Nama Gestapu saat itu lebih populer digunakan karena angkatan bersenjata menguasai media massa.
Setelah peristiwa itu meletus, Presiden Soekarno memilih menggunakan istilah "Gestok" atau Gerakan Satu Oktober dengan alasan peristiwa pembunuhan enam jenderal itu dilakukan pada tanggal 1 Oktober dini hari.
Hal itu diusulkan secara langsung oleh Soekarno pada 9 Oktober 1965 di sidang kabinet pertama setelah G30S.
Penggunaan nama Gestok juga untuk mengganti istilah Gestapu yang identik dengan Nazi Jerman.
Selain itu Gestok digunakan karena memupuskan peran PKI dalam G30S. Soekarno saat itu condong ke pemikiran komunisme yang menjadi ideologi PKI.
Istilah G30S merupakan istilah yang akhirnya resmi digunakan oleh Orde Baru.
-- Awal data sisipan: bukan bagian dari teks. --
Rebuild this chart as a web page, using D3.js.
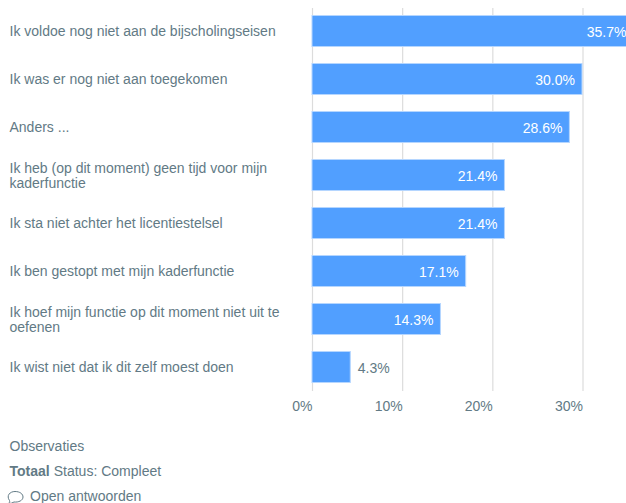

Istilah ini dimuat dalam buku 40 Hari Kegagalan G-30-S yang dikeluarkan oleh Departemen Pertahanan, 40 hari setelah peristiwa 30 September 1965.
Lalu istilah itu berubah menjadi G30S/PKI karena beberapa pembantu Soeharto seperti Yoga Sugama dan Soedarmono yakin bahwa peristiwa berdarah itu didalangi oleh Partai Komunis Indonesia (PKI).
Hal itu juga berpengaruh pada penerbitan buku yang memuat tentang peristiwa itu harus menggunakan istilah G30S/PKI.
Apabila ada buku lain yang tidak menggunakan istilah itu akan direvisi paksa atau bahkan bisa dilarang diterbitkan.
Setelah Orde Baru tumbang, sejarah G30S secara perlahan mulai diluruskan. Buku-buku yang dulu dilarang Kejaksaan, akhirnya boleh terbit.
Pada kurikulum 2004, beberapa penerbit buku pelajaran mulai menyebut G30S tanpa embel-embel PKI.
Banyak pihak yang tak setuju penggunaan PKI pada G30S. Sejarawan Asvi Warman Adam menyebutkan bahwa istilah yang sangat obyektif menggambarkan peristiwa berdarah pada 1965 adalah G30S, sesuai dengan nama yang diberikan para pelaku.
Sebab selama puluhan tahun, stigmatisasi terhadap PKI membuat jutaan orang dibunuh dan didiskriminasi kendati mereka tak mengetahui apalagi terlibat dalam operasi G30S.